You’re likely to understand this sentence: “The St. Louis Rams beat the Minnesota Vikings 48-17 at home in a battle of division leaders on Sunday.” This sentence, maybe not so much: “Arsenal and Fulham played to an unlikely goalless draw Sunday at Highbury in a battle between teams top of the table.” The first refers to a football game. The second refers to a game in London, where both Arsenal and Fulham are based. There, they call it football. Here, we call it soccer.

Soccer has quite the bad rap in the United States. Other than the groundswell of support that usually follows the national team in the World Cup every fourth year, the sport is largely ignored by the majority of stateside sports fans. The U.S. fan base for soccer at all other times is probably mostly made up of people who grew up playing soccer, a group I am not a part of.

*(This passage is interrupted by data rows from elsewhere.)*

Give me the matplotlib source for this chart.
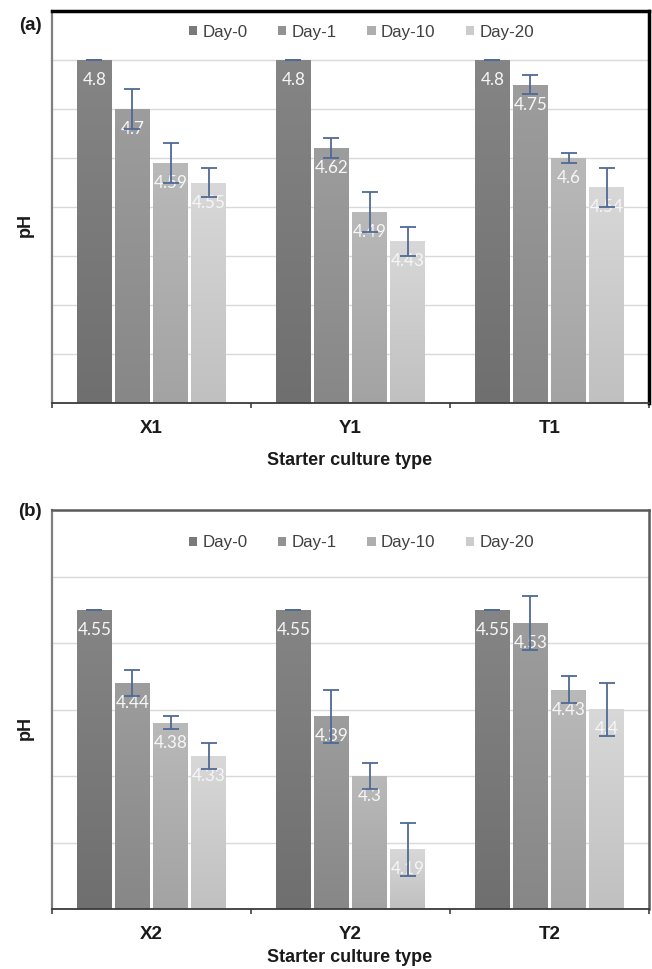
import matplotlib
matplotlib.use("Agg")
import matplotlib.pyplot as plt
import numpy as np
from matplotlib.colors import LinearSegmentedColormap
from matplotlib.patches import Patch

plt.rcParams['font.family'] = ['Liberation Sans', 'DejaVu Sans']

# ---------------- data ----------------
days = ["Day-0", "Day-1", "Day-10", "Day-20"]

groups_a = ["X1", "Y1", "T1"]
day0_a = [4.80, 4.80, 4.80]
day1_a = [4.70, 4.62, 4.75]
day10_a = [4.59, 4.49, 4.60]
day20_a = [4.55, 4.43, 4.54]
err0_a = [0.0, 0.0, 0.0]
err1_a = [0.04, 0.02, 0.02]
err10_a = [0.04, 0.04, 0.01]
err20_a = [0.03, 0.03, 0.04]

groups_b = ["X2", "Y2", "T2"]
day0_b = [4.55, 4.55, 4.55]
day1_b = [4.44, 4.39, 4.53]
day10_b = [4.38, 4.30, 4.43]
day20_b = [4.33, 4.19, 4.40]
err0_b = [0.0, 0.0, 0.0]
err1_b = [0.02, 0.04, 0.04]
err10_b = [0.01, 0.02, 0.02]
err20_b = [0.02, 0.04, 0.04]

xlabel_text = "Starter culture type"
ylabel_text = "pH"

# ---------------- style ----------------
bottom_cols = ["#6f6f6f", "#878787", "#a3a3a3", "#c0c0c0"]
top_cols = ["#858585", "#9d9d9d", "#b9b9b9", "#d8d8d8"]
mid_cols = ["#7a7a7a", "#929292", "#aeaeae", "#cccccc"]
err_col = "#4f6a94"

W, H = 652, 969
fig = plt.figure(figsize=(W / 100, H / 100), dpi=100)


def px_axes(left, top, right, bottom):
    return fig.add_axes([left / W, 1 - bottom / H, (right - left) / W, (bottom - top) / H])


def draw_panel(ax, groups, series, errors, ymin, ymax, frame_col, frame_lw, leg_y):
    x = np.arange(len(groups))
    step, width = 0.191, 0.171
    for i, (vals, errs) in enumerate(zip(series, errors)):
        xi = x + (i - 1.5) * step
        bars = ax.bar(xi, vals, width, color=mid_cols[i], zorder=2)
        cmap = LinearSegmentedColormap.from_list("g%d" % i, [bottom_cols[i], top_cols[i]])
        grad = np.linspace(0, 1, 256).reshape(-1, 1)
        for b, v in zip(bars, vals):
            x0 = b.get_x()
            im = ax.imshow(grad, extent=[x0, x0 + width, ymin, v], origin='lower',
                           aspect='auto', cmap=cmap, zorder=2.1)
            im.set_clip_path(b)
        ax.errorbar(xi, vals, yerr=errs, fmt='none', ecolor=err_col, elinewidth=1.3,
                    capsize=5.5, capthick=1.3, zorder=5)
        for xc, v in zip(xi, vals):
            ax.annotate(f"{v:g}", (xc, v), xytext=(0, -20), textcoords='offset pixels',
                        ha='center', va='center', color='#f6f6f6', fontsize=12.3,
                        family=['Lato', 'DejaVu Sans'], zorder=4)
    ax.set_xlim(-0.5, len(groups) - 0.5)
    ax.set_ylim(ymin, ymax)
    ax.set_yticks(np.arange(ymin, ymax + 0.001, 0.1))
    ax.set_yticklabels([])
    ax.tick_params(axis='y', length=0)
    ax.yaxis.grid(True, color='#d9d9d9', lw=1)
    ax.set_axisbelow(True)
    ax.set_xticks(x)
    ax.set_xticklabels(groups, fontsize=13.5, fontweight='bold', color='#1a1a1a')
    ax.tick_params(axis='x', which='major', length=0, pad=12.5)
    ax.set_xticks(np.arange(-0.5, len(groups)), minor=True)
    ax.tick_params(axis='x', which='minor', length=3.8, width=1.2, color='#404040', direction='out')
    ax.spines['left'].set_color('#7f7f7f')
    ax.spines['left'].set_linewidth(1.6)
    ax.spines['bottom'].set_color('#3a3a3a')
    ax.spines['bottom'].set_linewidth(1.3)
    for s in ('top', 'right'):
        ax.spines[s].set_color(frame_col)
        ax.spines[s].set_linewidth(frame_lw)
    handles = [Patch(facecolor=c, edgecolor='none') for c in mid_cols]
    leg = ax.legend(handles, days, loc='center', bbox_to_anchor=(0.518, leg_y), ncol=4,
                    frameon=False, fontsize=12.2, handlelength=0.5, handleheight=0.5,
                    handletextpad=0.3, columnspacing=1.8, borderaxespad=0)
    for t in leg.get_texts():
        t.set_color('#404040')


ax_a = px_axes(52, 11, 649, 403)
draw_panel(ax_a, groups_a, [day0_a, day1_a, day10_a, day20_a],
           [err0_a, err1_a, err10_a, err20_a], 4.1, 4.9, '#000000', 2.5,
           (403 - 32) / 392)

ax_b = px_axes(52, 510, 649, 909)
draw_panel(ax_b, groups_b, [day0_b, day1_b, day10_b, day20_b],
           [err0_b, err1_b, err10_b, err20_b], 4.1, 4.7, '#5a5a5a', 1.8,
           (909 - 543) / 399)

# axis titles and panel letters
fig.text(350 / W, 1 - 460 / H, xlabel_text, ha='center', va='center', fontsize=13,
         fontweight='bold', color='#1a1a1a')
fig.text(350 / W, 1 - 958 / H, xlabel_text, ha='center', va='center', fontsize=13,
         fontweight='bold', color='#1a1a1a')
fig.text(25 / W, 1 - 225 / H, ylabel_text, ha='center', va='center', rotation=90,
         fontsize=13, fontweight='bold', color='#1a1a1a')
fig.text(25 / W, 1 - 728 / H, ylabel_text, ha='center', va='center', rotation=90,
         fontsize=13, fontweight='bold', color='#1a1a1a')
fig.text(30 / W, 1 - 25 / H, "(a)", ha='center', va='center', fontsize=13.5,
         fontweight='bold', color='#1a1a1a')
fig.text(30 / W, 1 - 511 / H, "(b)", ha='center', va='center', fontsize=13.5,
         fontweight='bold', color='#1a1a1a')

fig.savefig("out.png", dpi=100)
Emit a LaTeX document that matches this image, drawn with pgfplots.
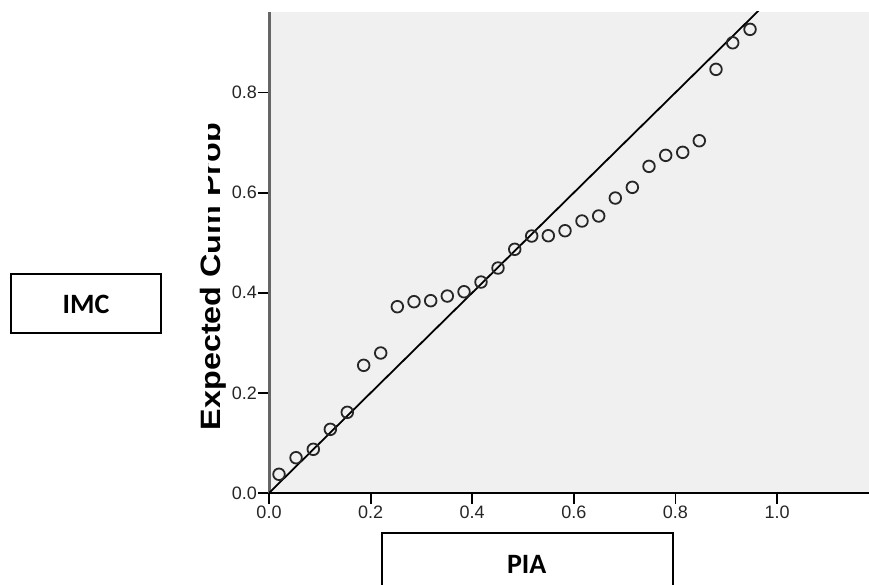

The 2,200 people in my hometown probably owned three soccer balls among them. I never saw a soccer match on television until the 1994 World Cup, and I certainly never played the sport (until college, when I almost certainly set some kind of record in my first game by becoming the first goalkeeper in University intramural history to make three saves with his face).

And yet, I spent my Sunday afternoon firmly ensconced on my living room couch, flipping back and forth between the Vikings game and the Arsenal match. It’s my big secret: I’m a soccer fan. I spent my day watching a game that would produce no goals and that featured one team undertaking what amounted to a 92-minute defensive stand. The question I’ve got to ask myself at times like these: Why?

It’s simple. It’s because of the goals.

The soccer goal is the most consistently exciting play in all of sports. Hockey goals are exciting, but when the average game features about six of them, they lose a little bit of importance. Soccer goals are rare. Soccer goals are special.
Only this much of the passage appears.